# YOUR TASK
Print, word for word, every line from the beginning of the listing up to and including the line with "import * as". Pictures are to be excluded.

# DATASET CONTENT
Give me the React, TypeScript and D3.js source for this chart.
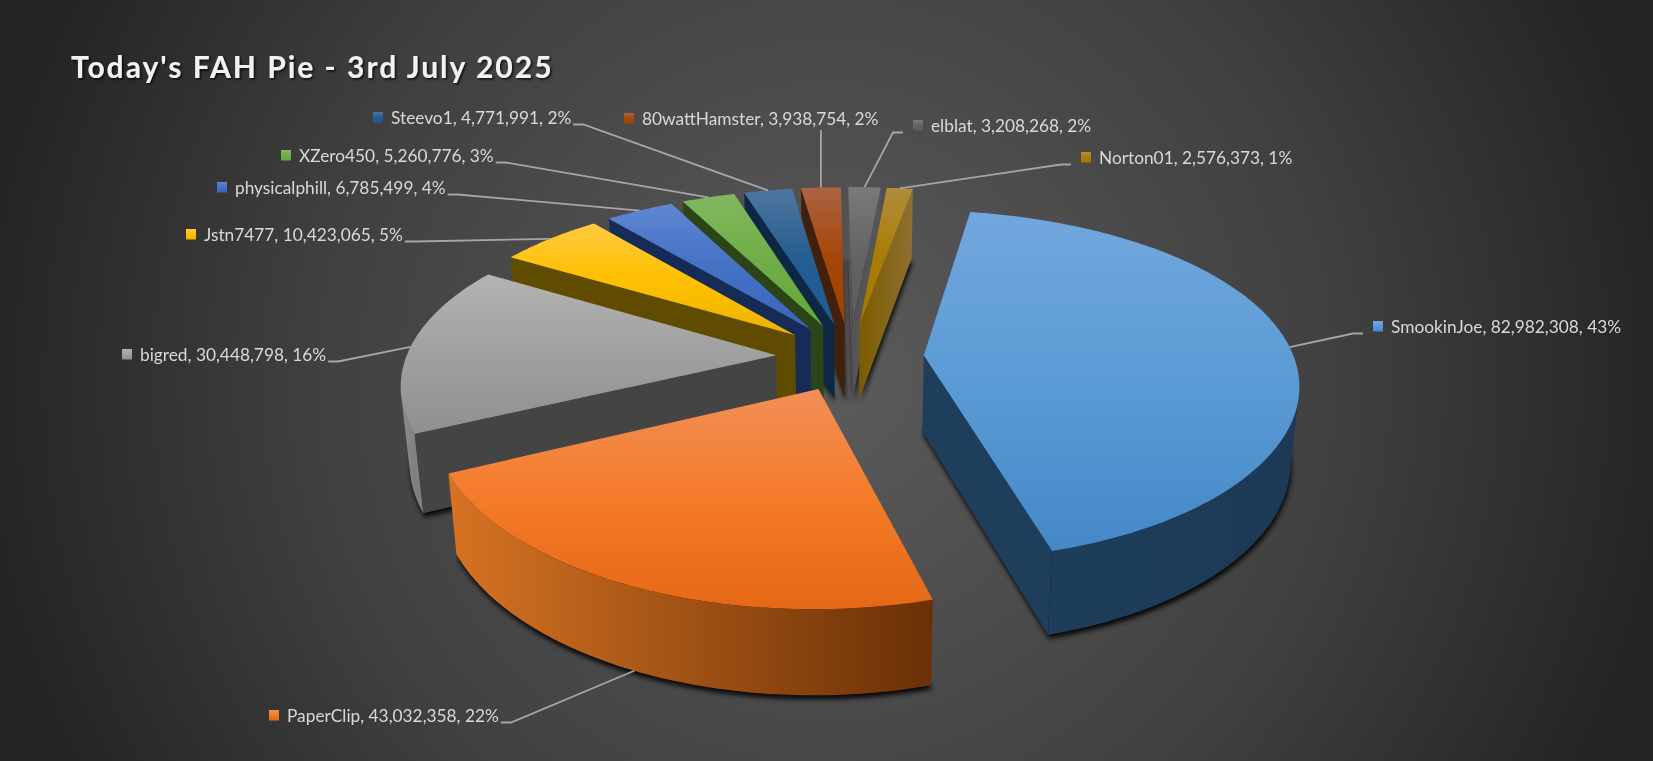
import React, { useEffect, useRef } from "react";
import * as d3 from "d3";

const names = ["SmookinJoe", "PaperClip", "bigred", "Jstn7477", "physicalphill", "XZero450", "Steevo1", "80wattHamster", "elblat", "Norton01"];
const points = [82982308, 43032358, 30448798, 10423065, 6785499, 5260776, 4771991, 3938754, 3208268, 2576373];

const topLight = ["#72a7de", "#f28f58", "#b3b3b3", "#ffca40", "#5f86d2", "#82b860", "#4f779f", "#ab6443", "#7a7a7a", "#b08d3d"];
const topBase = ["#5b9bd5", "#f47b28", "#a0a0a0", "#ffc000", "#4472c4", "#70ad47", "#255e91", "#a5470a", "#636363", "#a97c05"];
const topDark = ["#4488c8", "#e56815", "#8f8f8f", "#ecb400", "#3865bd", "#66a83a", "#1a5c98", "#a04000", "#5c5c5c", "#a87800"];
const wallLeft = ["#1e3d5a", "#d67322", "#8e8e8e", "#5f4c00", "#162b55", "#2b4519", "#0e2a47", "#43200b", "#555555", "#7d5b00"];
const wallRight = ["#1c3a56", "#6a3007", "#808080", "#5f4c00", "#162b55", "#2b4519", "#0e2a47", "#43200b", "#555555", "#8f7030"];
const cutFace = ["#1f3e5c", "#6a3007", "#444444", "#5f4c00", "#162b55", "#2b4519", "#0c2844", "#43200b", "#555555", "#7d5b00"];

// label text start + baseline, one per slice (same order as names)
const labelX = [1391, 287, 140, 204, 235, 299, 391, 642, 931, 1099];
const labelY = [333, 722, 361, 241, 194, 162, 124, 125, 132, 164];
// side the leader leaves the text from
const labelSide = ["left", "right", "right", "right", "right", "right", "right", "left", "left", "left"];

const W = 1653;
const H = 761;
const firstAngle = (10 * Math.PI) / 180;

// flat pie plane -> screen, with perspective
const cx = 850;
const cy = 357;
const radiusX = 370;
const radiusY = 170.5;
const perspX = 0.15;
const perspY = 0.17;
const explode = 0.2;

const project = (X: number, Y: number): [number, number] => [
  cx + (radiusX * X) / (1 + perspX * Y),
  cy - (radiusY * Y) / (1 + perspY * Y),
];
// top surface -> bottom surface of the pie
const drop = ([x, y]: [number, number]): [number, number] => [cx + (x - cx) * 0.98, y + 76 + 0.04 * (y - cy)];

const area = (pts: [number, number][]) => {
  let s = 0;
  pts.forEach((p, i) => {
    const q = pts[(i + 1) % pts.length];
    s += p[0] * q[1] - q[0] * p[1];
  });
  return s;
};

const App = () => {
  const svgRef = useRef<SVGSVGElement | null>(null);

  useEffect(() => {
    const svg = d3.select(svgRef.current);
    svg.selectAll("*").remove();

    const defs = svg.append("defs");

    const bg = defs.append("radialGradient").attr("id", "bg").attr("gradientUnits", "userSpaceOnUse")
      .attr("cx", 826).attr("cy", 380).attr("r", 850);
    bg.append("stop").attr("offset", 0).attr("stop-color", "#5b5b5b");
    bg.append("stop").attr("offset", 0.6).attr("stop-color", "#404040");
    bg.append("stop").attr("offset", 1).attr("stop-color", "#242424");

    defs.append("filter").attr("id", "blur").attr("x", "-10%").attr("y", "-10%").attr("width", "120%").attr("height", "120%")
      .append("feGaussianBlur").attr("stdDeviation", 2.5);

    defs.append("filter").attr("id", "titleShadow")
      .append("feDropShadow").attr("dx", 1.5).attr("dy", 1.5).attr("stdDeviation", 1.2)
      .attr("flood-color", "#000").attr("flood-opacity", 0.8);

    names.forEach((_, i) => {
      const g = defs.append("linearGradient").attr("id", `top${i}`).attr("x1", 0).attr("y1", 0).attr("x2", 0).attr("y2", 1);
      g.append("stop").attr("offset", 0).attr("stop-color", topLight[i]);
      g.append("stop").attr("offset", 0.5).attr("stop-color", topBase[i]);
      g.append("stop").attr("offset", 1).attr("stop-color", topDark[i]);
      const w = defs.append("linearGradient").attr("id", `cut${i}`).attr("x1", 0).attr("y1", 0).attr("x2", 1).attr("y2", 0);
      w.append("stop").attr("offset", 0).attr("stop-color", cutFace[i]);
      w.append("stop").attr("offset", 1).attr("stop-color", i === 9 ? wallRight[i] : cutFace[i]);
    });

    svg.append("rect").attr("width", W).attr("height", H).attr("fill", "url(#bg)");

    const total = d3.sum(points);
    const pie = d3.pie<number>().sort(null).startAngle(firstAngle).endAngle(firstAngle + 2 * Math.PI);
    const line = d3.line();

    const slices = pie(points).map((a, i) => {
      const mid = (a.startAngle + a.endAngle) / 2;
      const ox = explode * Math.sin(mid);
      const oy = explode * Math.cos(mid);
      const at = (t: number) => project(ox + Math.sin(t), oy + Math.cos(t));
      const n = Math.max(4, Math.ceil((a.endAngle - a.startAngle) / 0.015));
      const rim = d3.range(n + 1).map((k) => at(a.startAngle + ((a.endAngle - a.startAngle) * k) / n));
      return { i, mid, apex: project(ox, oy), rim, at };
    });

    // far slices first
    const ordered = [...slices].sort((p, q) => Math.cos(q.mid) - Math.cos(p.mid));

    const shadows = svg.append("g").attr("filter", "url(#blur)").attr("transform", "translate(1,4)");
    ordered.forEach((s) => {
      shadows.append("path").attr("fill", "#000").attr("fill-opacity", 0.9)
        .attr("d", line([s.apex, ...s.rim].map(drop)) + "Z");
    });

    const quad = (p: [number, number], q: [number, number]) => [p, q, drop(q), drop(p)] as [number, number][];

    ordered.forEach((s) => {
      const g = svg.append("g");
      const i = s.i;

      // radial cut faces
      const first = s.rim[0];
      const last = s.rim[s.rim.length - 1];
      [quad(s.apex, first), quad(last, s.apex)].forEach((f) => {
        if (area(f) < 0) g.append("path").attr("fill", `url(#cut${i})`).attr("d", line(f) + "Z");
      });

      // outer wall, only the rim segments facing us
      const segs = d3.pairs(s.rim).filter(([p, q]) => area(quad(p, q)) < 0);
      if (segs.length) {
        const top = [...segs.map((e) => e[0]), segs[segs.length - 1][1]];
        const xs = d3.extent(top, (p) => p[0]) as [number, number];
        const wg = defs.append("linearGradient").attr("id", `wall${i}`).attr("gradientUnits", "userSpaceOnUse")
          .attr("x1", xs[0]).attr("y1", 0).attr("x2", xs[1]).attr("y2", 0);
        wg.append("stop").attr("offset", 0).attr("stop-color", wallLeft[i]);
        wg.append("stop").attr("offset", 1).attr("stop-color", wallRight[i]);
        g.append("path").attr("fill", `url(#wall${i})`)
          .attr("d", line([...top, ...top.map(drop).reverse()]) + "Z");
      }

      g.append("path").attr("fill", `url(#top${i})`).attr("d", line([s.apex, ...s.rim]) + "Z");
    });

    // labels
    const fmt = d3.format(",");
    const pct = d3.format(".0%");
    const labels = svg.append("g").attr("font-family", "Lato").attr("font-size", 17.3).attr("fill", "#d9d9d9");
    slices.forEach((s) => {
      const i = s.i;
      const text = labels.append("text").attr("x", labelX[i]).attr("y", labelY[i])
        .text(`${names[i]}, ${fmt(points[i])}, ${pct(points[i] / total)}`);
      const width = (text.node() as SVGTextElement).getComputedTextLength();

      labels.append("rect").attr("x", labelX[i] - 18).attr("y", labelY[i] - 12).attr("width", 10).attr("height", 10.5)
        .attr("fill", `url(#top${i})`);

      const rimPoint = s.at(s.mid);
      // the PaperClip leader runs to the lower edge of the wall
      const end = i === 1 ? drop(rimPoint) : rimPoint;
      const startX = labelSide[i] === "right" ? labelX[i] + width + 2 : labelX[i] - 28;
      const kneeX = labelSide[i] === "right" ? startX + 10 : startX - 10;
      let leader: [number, number][] = [[startX, labelY[i] + 0.5], [kneeX, labelY[i] + 0.5], end];
      if (i === 7) leader = [[end[0], labelY[i] + 5], end];
      svg.append("path").attr("fill", "none").attr("stroke", "#a6a6a6").attr("stroke-width", 1.8).attr("d", line(leader));
    });

    svg.append("text").attr("x", 71).attr("y", 78).attr("font-family", "Lato").attr("font-weight", 700)
      .attr("font-size", 30).attr("letter-spacing", 2).attr("fill", "#f2f2f2").attr("filter", "url(#titleShadow)")
      .text("Today's FAH Pie - 3rd July 2025");
  }, []);

  return <svg ref={svgRef} width={W} height={H} style={{ position: "fixed", left: 0, top: 0 }} />;
};

export default App;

# CORRECT RESPONSE
Give me the React, TypeScript and D3.js source for this chart.
import React, { useEffect, useRef } from "react";
import * as d3 from "d3";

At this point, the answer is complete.